It's old news that Europe has been having serious economic problems. How has this affected my investment strategy? The short answer is that it has not affected it at all. My investment strategy is not dependent on economic events. What has already happened is already reflected in stock prices. Current fears about what might happen also is already reflected in stock prices. Since I can't invest in the past, bad things that have already happened and have pushed stock prices lower have no impact on my investment strategy. Since I can't forecast the future (no one can), I have no special insight into what bad things may or may not happen, so I don't invest based on widely known information that causes many to fear that bad things will happen in the future (also already reflected in lower stock prices). This doesn't mean that I haven't made any changes in my portfolio as a result of the economic turmoil in Europe, concerns about slowing growth in China, etc. So what have I done and why?
One component of my investment strategy is to hold about 40% of my stock allocation in international stocks (i.e., non-US stocks). This is most easily done with something like the Vanguard Total International Stock Index fund, which is one of my international holdings. However, since I also like to slice and dice my portfolio, I also hold some funds that invest in specified subsets of the total international market (but when combined, pretty much add up to the total international market). Examples are developed markets (often referred to as EAFE, for Europe, Australasia and Far East), emerging markets, and international small-cap stocks. I also own two funds that represent the two major components of developed international markets: Europe and Asia-Pacific.Vanguard offers mutual funds and ETFs for each of these subsets of the international market, as do many other financial institutions.
Although I have a general policy for rebalancing, which is to buy asset classes that are below my target allocation and sell asset classes that are above target, I don't have a firm policy for how much the asset class must deviate from target before rebalancing. An example of a firm policy would be to buy or sell the asset class if it deviates from target by five percentage points or more; e.g., buy international if it drops to 35% of my stock holdings. Another firm policy would be to simply rebalance once each year on a certain date.
Despite not having a firm policy, I have done some rebalancing by buying some more of my international funds and selling some of my US funds, most recently in May. I did this because I noticed that international was down about 20% relative to US over the last year, and I decided this was a big enough deviation to warrant rebalancing. I think my international allocation might have been down to something like 37% of stocks (vs. my target of 40%), and I rebalanced to re-establish my allocation to about 40% of stocks.
Although the primary purpose of rebalancing is to manage risk, there's also the possibility of a "rebalancing bonus"; i.e., a slight increase in total return by buying low and selling high. Stock prices fall because bad things have happened, or because there is fear that bad things will happen (or both). Therefore, the only way to get the rebalancing bonus is to buy more of an asset class when there is concern and fear about that asset class (and sell some of an asset class that everyone is overly enthusiastic about). As Warren Buffet has said, buy when others are fearful and sell when others are greedy.

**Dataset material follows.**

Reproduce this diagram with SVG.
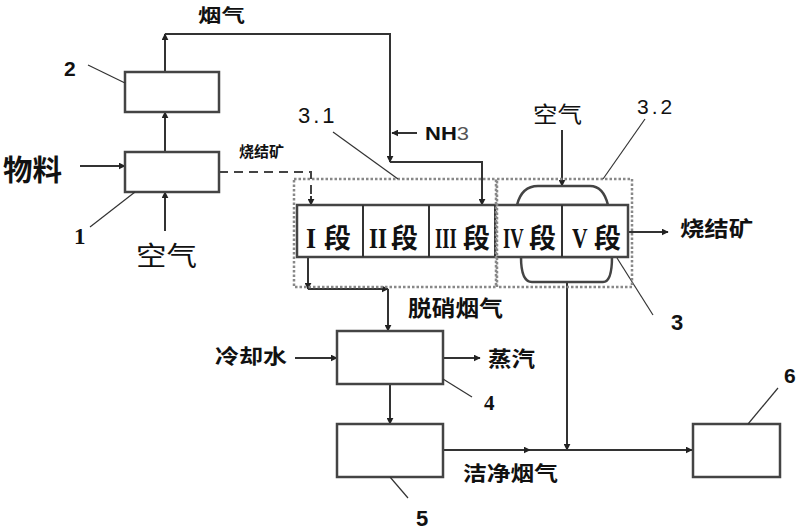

Of course with rebalancing we're not talking about buying or selling our entire position in an asset class, but instead about making incremental changes.
So, rather than pay much attention to the financial news about Europe and other international economies, I pay more attention to how much European and other international stocks are up or down relative to US stocks, and whether or not there is a big enough difference to rebalance. I don't let financial news influence my investment decisions; instead, I stick to my investment strategy, which involves maintaining specified allocations to several asset classes. Everything I've learned about investing indicates that this is likely to generate superior long-term returns, but of course there are no guarantees.
When you invest in stocks, you get paid to take stock market risk (as opposed to the firm-specific risk of owning an individual stock, for which there is no expected risk premium). Well, you don't always get paid, but the expectation is that you will earn a higher return in the long run by investing in riskier asset classes; otherwise, very few would do so. So yes, there is more risk in Europe now than there has been at other times, and the depressed stock prices reflect the increased risk; that's what happens with risky assets. By sticking with my investment strategy, and maintaining a predetermined exposure to different subsets of stock market risk, I expect to earn a higher long-term return than if I were to buy and sell based on the latest financial news.
For investors who are saving and investing regularly, a good way to rebalance is to direct more new savings into asset classes that are below target, and less to asset classes that are above target. If you have a target allocation to international stocks, this means that you would have been putting more of your new savings into international stocks at various times over the last year or so. If you haven't done so, now might be time to review your asset allocation to determine if some rebalancing might be in order.